When the number of nodes continues to increase to 100, all four metrics rise slightly. This suggests that an excessively large graph structure introduces computational complexity and feature redundancy. With more nodes, noise diffusion and gradient smoothing can occur during feature propagation and aggregation, which reduces the distinctiveness of feature representations. In addition, some nodes carry light loads or weak correlations in the system. Their excessive participation can weaken the relationships among high-impact nodes, leading to information dilution during spatiotemporal feature fusion. Therefore, the increase in node count does not monotonically improve model performance and must be controlled according to system scale and dependency density.
From the perspective of spatiotemporal modeling, the number of nodes determines the density of the graph and the complexity of propagation paths.

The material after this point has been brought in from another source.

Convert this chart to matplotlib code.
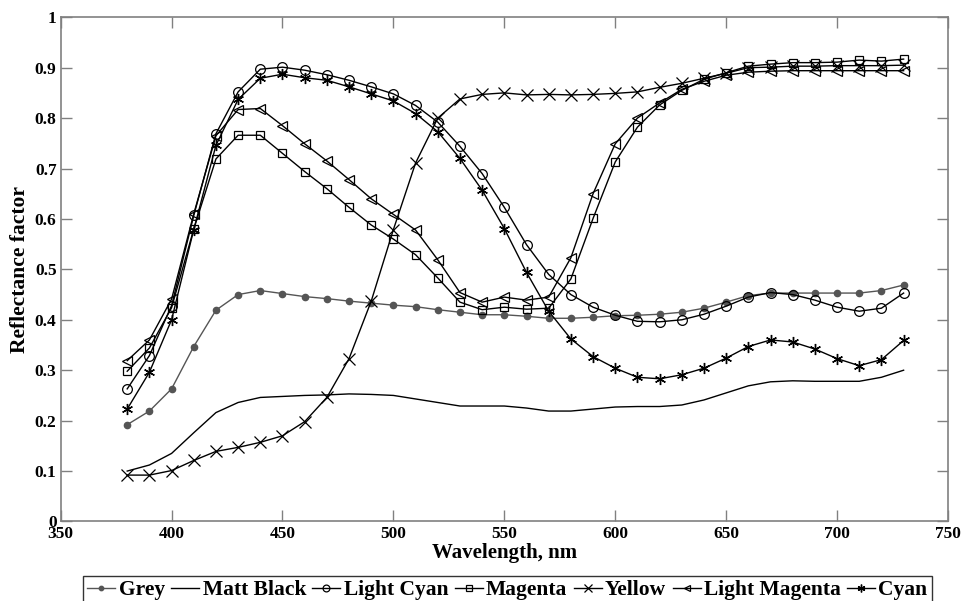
import matplotlib
matplotlib.use("Agg")
import matplotlib.pyplot as plt
import numpy as np

wavelength = list(range(380, 740, 10))

grey = [0.192, 0.219, 0.263, 0.347, 0.419, 0.450, 0.458, 0.452, 0.446, 0.442, 0.437, 0.433,
        0.429, 0.426, 0.420, 0.415, 0.410, 0.410, 0.407, 0.403, 0.403, 0.405, 0.408, 0.409,
        0.411, 0.415, 0.423, 0.435, 0.448, 0.453, 0.453, 0.453, 0.453, 0.453, 0.458, 0.469]
matt_black = [0.100, 0.112, 0.135, 0.176, 0.216, 0.236, 0.246, 0.248, 0.250, 0.251, 0.253, 0.252,
              0.250, 0.243, 0.236, 0.229, 0.229, 0.229, 0.225, 0.219, 0.219, 0.223, 0.227, 0.228,
              0.228, 0.231, 0.241, 0.255, 0.269, 0.277, 0.279, 0.278, 0.278, 0.278, 0.286, 0.300]
light_cyan = [0.263, 0.329, 0.428, 0.607, 0.769, 0.852, 0.897, 0.901, 0.895, 0.886, 0.875, 0.862,
              0.848, 0.825, 0.792, 0.744, 0.690, 0.623, 0.549, 0.490, 0.450, 0.425, 0.409, 0.397,
              0.396, 0.400, 0.411, 0.427, 0.445, 0.454, 0.450, 0.439, 0.425, 0.417, 0.423, 0.453]
magenta = [0.298, 0.344, 0.424, 0.580, 0.719, 0.766, 0.766, 0.730, 0.694, 0.660, 0.623, 0.588,
           0.560, 0.529, 0.483, 0.435, 0.420, 0.425, 0.421, 0.423, 0.481, 0.601, 0.713, 0.782,
           0.826, 0.855, 0.877, 0.890, 0.903, 0.907, 0.910, 0.910, 0.911, 0.915, 0.913, 0.917]
yellow = [0.092, 0.092, 0.101, 0.121, 0.139, 0.147, 0.157, 0.170, 0.198, 0.246, 0.323, 0.437,
          0.579, 0.711, 0.800, 0.838, 0.847, 0.850, 0.846, 0.847, 0.846, 0.847, 0.849, 0.852,
          0.861, 0.869, 0.879, 0.889, 0.900, 0.901, 0.903, 0.903, 0.904, 0.904, 0.904, 0.905]
light_magenta = [0.319, 0.360, 0.441, 0.610, 0.765, 0.817, 0.819, 0.785, 0.749, 0.715, 0.678, 0.640,
                 0.609, 0.578, 0.519, 0.454, 0.435, 0.445, 0.439, 0.445, 0.523, 0.650, 0.749, 0.800,
                 0.830, 0.857, 0.873, 0.885, 0.891, 0.893, 0.894, 0.894, 0.894, 0.894, 0.894, 0.894]
cyan = [0.223, 0.296, 0.400, 0.579, 0.746, 0.837, 0.879, 0.887, 0.880, 0.875, 0.862, 0.848,
        0.834, 0.809, 0.773, 0.720, 0.657, 0.581, 0.494, 0.417, 0.362, 0.327, 0.304, 0.286,
        0.283, 0.291, 0.304, 0.324, 0.347, 0.360, 0.356, 0.342, 0.323, 0.309, 0.321, 0.359]

series_names = ["Grey", "Matt Black", "Light Cyan", "Magenta", "Yellow", "Light Magenta", "Cyan"]

plt.rcParams['font.family'] = ['Liberation Serif', 'DejaVu Serif']
plt.rcParams['font.weight'] = 'bold'

fig = plt.figure(figsize=(9.63, 6.01), dpi=100)
ax = fig.add_axes([0.063, 0.1323, 0.9214, 0.839])

lw = 1.0
ax.plot(wavelength, grey, color='#555555', marker='o', markersize=4.5, lw=lw,
        label=series_names[0])
ax.plot(wavelength, matt_black, color='black', lw=lw, label=series_names[1])
ax.plot(wavelength, light_cyan, color='black', marker='o', mfc='none', markersize=7, mew=0.9,
        lw=lw, label=series_names[2])
ax.plot(wavelength, magenta, color='black', marker='s', mfc='none', markersize=6, mew=0.9,
        lw=lw, label=series_names[3])
ax.plot(wavelength, yellow, color='black', marker='x', markersize=8, mew=0.9,
        lw=lw, label=series_names[4])
ax.plot(wavelength, light_magenta, color='black', marker='<', mfc='none', markersize=7, mew=0.9,
        lw=lw, label=series_names[5])
ax.plot(wavelength, cyan, color='black', marker=(6, 2, 0), markersize=8, mew=1.0,
        lw=lw, label=series_names[6])

ax.set_xlim(350, 750)
ax.set_ylim(0, 1)
xticks = list(range(350, 800, 50))
yticks = [0, 0.1, 0.2, 0.3, 0.4, 0.5, 0.6, 0.7, 0.8, 0.9, 1]
ytick_labels = ["0", "0.1", "0.2", "0.3", "0.4", "0.5", "0.6", "0.7", "0.8", "0.9", "1"]
ax.set_xticks(xticks)
ax.set_xticklabels([str(t) for t in xticks], fontsize=12.5, fontweight='bold')
ax.set_yticks(yticks)
ax.set_yticklabels(ytick_labels, fontsize=12.5, fontweight='bold')
ax.tick_params(direction='in', length=8, width=1, color='#808080', top=True, right=True, pad=3)
for s in ax.spines.values():
    s.set_color('#808080')
    s.set_linewidth(1.2)

ax.set_xlabel("Wavelength, nm", fontsize=15, fontweight='bold', labelpad=1)
ax.set_ylabel("Reflectance factor", fontsize=15.5, fontweight='bold', labelpad=3)

leg = fig.legend(loc='upper center', bbox_to_anchor=(0.527, 0.0416), ncol=7,
                 prop={'family': 'Liberation Serif', 'weight': 'bold', 'size': 15.5},
                 handlelength=1.3, handletextpad=0.15, columnspacing=0.3,
                 borderpad=0.2, frameon=True, fancybox=False, borderaxespad=0)
leg.get_frame().set_edgecolor('black')
leg.get_frame().set_linewidth(1.0)
for h in leg.legend_handles:
    if hasattr(h, 'set_markersize'):
        h.set_markersize(h.get_markersize() * 0.7)

fig.savefig("out.png", dpi=100)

When the number of nodes is small, the model mainly relies on local features for prediction, which may cause it to overlook global topological information. When the number of nodes is too large, the propagation paths become excessively long, and the model may face time-delay accumulation and association drift during temporal dynamic modeling. A reasonable node scale achieves a balance between local sensitivity and global consistency, enabling the model to maintain structural stability and predictive robustness under dynamic topology variations.

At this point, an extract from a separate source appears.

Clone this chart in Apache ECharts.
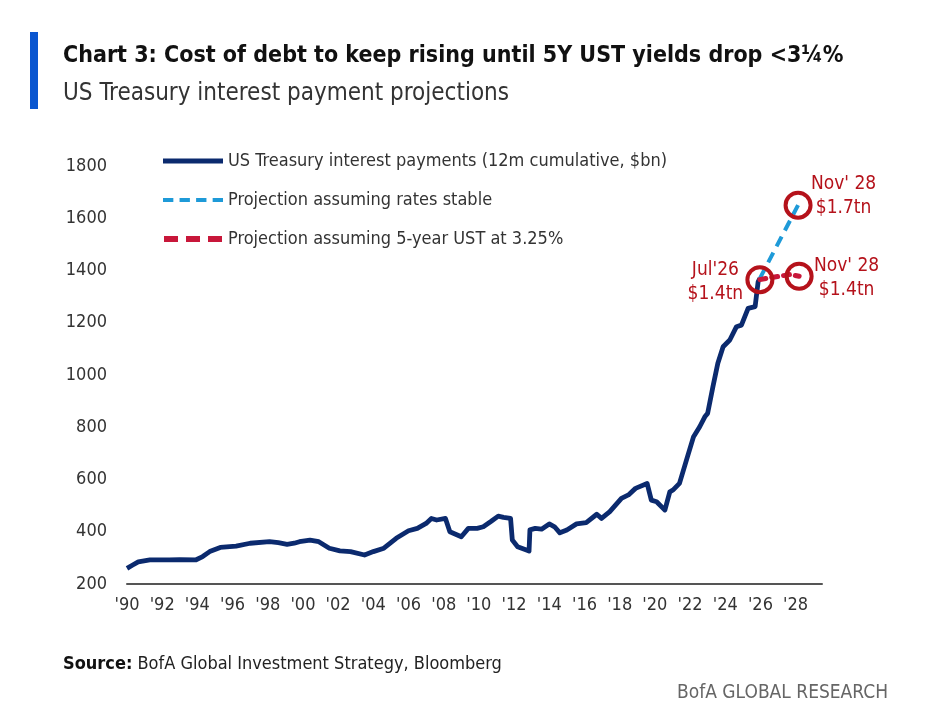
<!DOCTYPE html>
<html>
<head>
<meta charset="utf-8">
<script src="https://cdn.jsdelivr.net/npm/echarts@6/dist/echarts.min.js"></script>
<style>
html,body{margin:0;padding:0;background:#fff;}
#c{width:926px;height:720px;}
</style>
</head>
<body>
<div id="c"></div>
<script>
// ---- data (x = decimal year, y = $bn) ----
var histDates = [1990.0,1990.3,1990.64,1991.3,1992.4,1993.0,1993.9,1994.3,1994.7,1995.3,1996.2,1997.0,1998.1,1998.6,1999.1,1999.5,1999.8,2000.4,2000.9,2001.5,2002.1,2002.7,2003.5,2004.0,2004.6,2005.3,2006.0,2006.5,2007.0,2007.3,2007.6,2008.1,2008.35,2009.0,2009.4,2009.9,2010.25,2010.7,2011.1,2011.4,2011.8,2011.9,2012.2,2012.7,2012.85,2012.9,2013.2,2013.56,2014.0,2014.3,2014.6,2015.0,2015.55,2016.1,2016.7,2016.97,2017.44,2018.1,2018.5,2018.9,2019.56,2019.8,2020.1,2020.57,2020.85,2021.04,2021.4,2021.8,2022.2,2022.55,2022.84,2023.0,2023.3,2023.58,2023.88,2024.26,2024.64,2024.92,2025.3,2025.7,2025.87,2025.97];
var histValues = [260,272,285,292,292,293,292,305,324,340,345,356,362,358,352,356,362,368,362,337,327,324,311,324,337,375,404,413,432,451,445,451,400,381,413,413,419,440,460,455,451,368,343,330,326,407,413,410,430,419,396,407,430,435,467,451,477,528,541,566,585,521,515,483,553,560,585,675,764,802,840,853,955,1045,1108,1134,1185,1191,1255,1262,1357,1370];
var stableDates = [2025.97, 2028.14];
var stableValues = [1370, 1650];
var lowDates = [2025.97, 2026.5, 2027.1, 2027.7, 2028.2];
var lowValues = [1365, 1372, 1378, 1385, 1378];
var seriesNames = ['US Treasury interest payments (12m cumulative, $bn)', 'Projection assuming rates stable', 'Projection assuming 5-year UST at 3.25%'];
var calloutLabels = ["Jul'26\n$1.4tn", "Nov' 28\n$1.7tn", "Nov' 28\n$1.4tn"];
var yTicks = [200, 1800, 200]; // min, max, interval
var xRange = [1990, 2029.5, 2];

function zip(a, b){ return a.map(function(v,i){ return [v, b[i]]; }); }

var FONT = "'Liberation Sans Narrow','DejaVu Sans Condensed','Open Sans',sans-serif";
var RED = '#b5121b';
var chart = echarts.init(document.getElementById('c'), null, {renderer:'canvas'});
var callouts = [
  {value:[lowDates[0], lowValues[0]], label:{position:'left', distance:6, offset:[-24,2]}},
  {value:[stableDates[1], stableValues[1]], label:{position:'right', distance:4, offset:[27,-9]}},
  {value:[lowDates[4], lowValues[4]], label:{position:'right', distance:4, offset:[29,2]}}
].map(function(d,i){ d.label.formatter = calloutLabels[i]; return d; });

var icons = [
  'path://M0,0H60V5H0Z',
  'path://M0,0H10V4H0Z M16,0H26V4H16Z M32,0H42V4H32Z M48,0H58V4H48Z',
  'path://M0,0H14V6H0Z M22,0H36V6H22Z M44,0H58V6H44Z'
];

chart.setOption({
  animation:false,
  backgroundColor:'#fff',
  textStyle:{fontFamily:FONT},
  graphic:[{type:'rect', left:30, top:32, shape:{width:8,height:77}, style:{fill:'#0a56d0'}}],
  title:[
    {text:'Chart 3: Cost of debt to keep rising until 5Y UST yields drop <3¼%', left:58, top:40,
     textStyle:{fontFamily:FONT, fontSize:23, fontWeight:'bold', color:'#111'}},
    {text:'US Treasury interest payment projections', left:58, top:77,
     textStyle:{fontFamily:FONT, fontSize:24, fontWeight:'normal', color:'#333'}},
    {text:'{b|Source:} BofA Global Investment Strategy, Bloomberg', left:58, top:650,
     textStyle:{fontFamily:FONT, fontSize:18, fontWeight:'normal', color:'#222', rich:{b:{fontFamily:FONT, fontSize:18, fontWeight:'bold', color:'#111'}}}},
    {text:'BofA GLOBAL RESEARCH', right:33, top:679,
     textStyle:{fontFamily:FONT, fontSize:19, fontWeight:'normal', color:'#666'}}
  ],
  legend:{
    orient:'vertical', left:158, top:147, itemGap:21, itemWidth:60, itemHeight:6,
    data:seriesNames.map(function(n,i){ return {name:n, icon:icons[i]}; }),
    textStyle:{fontFamily:FONT, fontSize:18, color:'#333'}
  },
  grid:{left:127, right:104, top:166, bottom:136, containLabel:false},
  xAxis:{
    type:'value', min:xRange[0], max:xRange[1], interval:xRange[2],
    axisLine:{show:true, lineStyle:{color:'#555', width:2}},
    axisTick:{show:false}, splitLine:{show:false},
    axisLabel:{fontFamily:FONT, fontSize:18, color:'#333', margin:12, showMaxLabel:false,
      formatter:function(v){ if (Math.abs(v - Math.round(v))>1e-6 || Math.round(v)%2) return ''; return "'" + String(Math.round(v)).slice(2); }}
  },
  yAxis:{
    type:'value', min:yTicks[0], max:yTicks[1], interval:yTicks[2],
    axisLine:{show:false}, axisTick:{show:false}, splitLine:{show:false},
    axisLabel:{fontFamily:FONT, fontSize:18, color:'#333', margin:20, formatter:function(v){ return String(v); }}
  },
  series:[
    {name:seriesNames[0], type:'line', data:zip(histDates, histValues), showSymbol:false, symbol:'none',
     lineStyle:{color:'#0b2a6e', width:4.8, join:'round'}, itemStyle:{color:'#0b2a6e'}, z:3},
    {name:seriesNames[1], type:'line', data:zip(stableDates, stableValues), showSymbol:false, symbol:'none',
     lineStyle:{color:'#1e9ad8', width:4, type:[11,7]}, itemStyle:{color:'#1e9ad8'}, z:2},
    {name:seriesNames[2], type:'line', data:zip(lowDates, lowValues), showSymbol:false, symbol:'none',
     lineStyle:{color:'#c8173a', width:5, type:[6,6], cap:'round'}, itemStyle:{color:'#c8173a'}, z:4},
    {name:'callouts', type:'scatter', data:callouts, symbol:'circle', symbolSize:25,
     itemStyle:{color:'rgba(0,0,0,0)', borderColor:RED, borderWidth:4, opacity:1}, z:5,
     label:{show:true, fontFamily:FONT, fontSize:19, color:RED, lineHeight:24, align:'center'}}
  ]
});
</script>
</body>
</html>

Overall, the model achieves the best performance when the number of nodes is moderate, around 60. This verifies the adaptive capability of the graph-structured temporal dynamic learning algorithm in modeling complex backend systems. The result shows that the model maintains good generalization and stability across different node scales, providing valuable insights for dynamic scheduling and resource allocation in backend services. This finding further highlights the importance of structural scale design in load prediction and provides both theoretical and practical guidance for efficient modeling in large-scale cloud systems.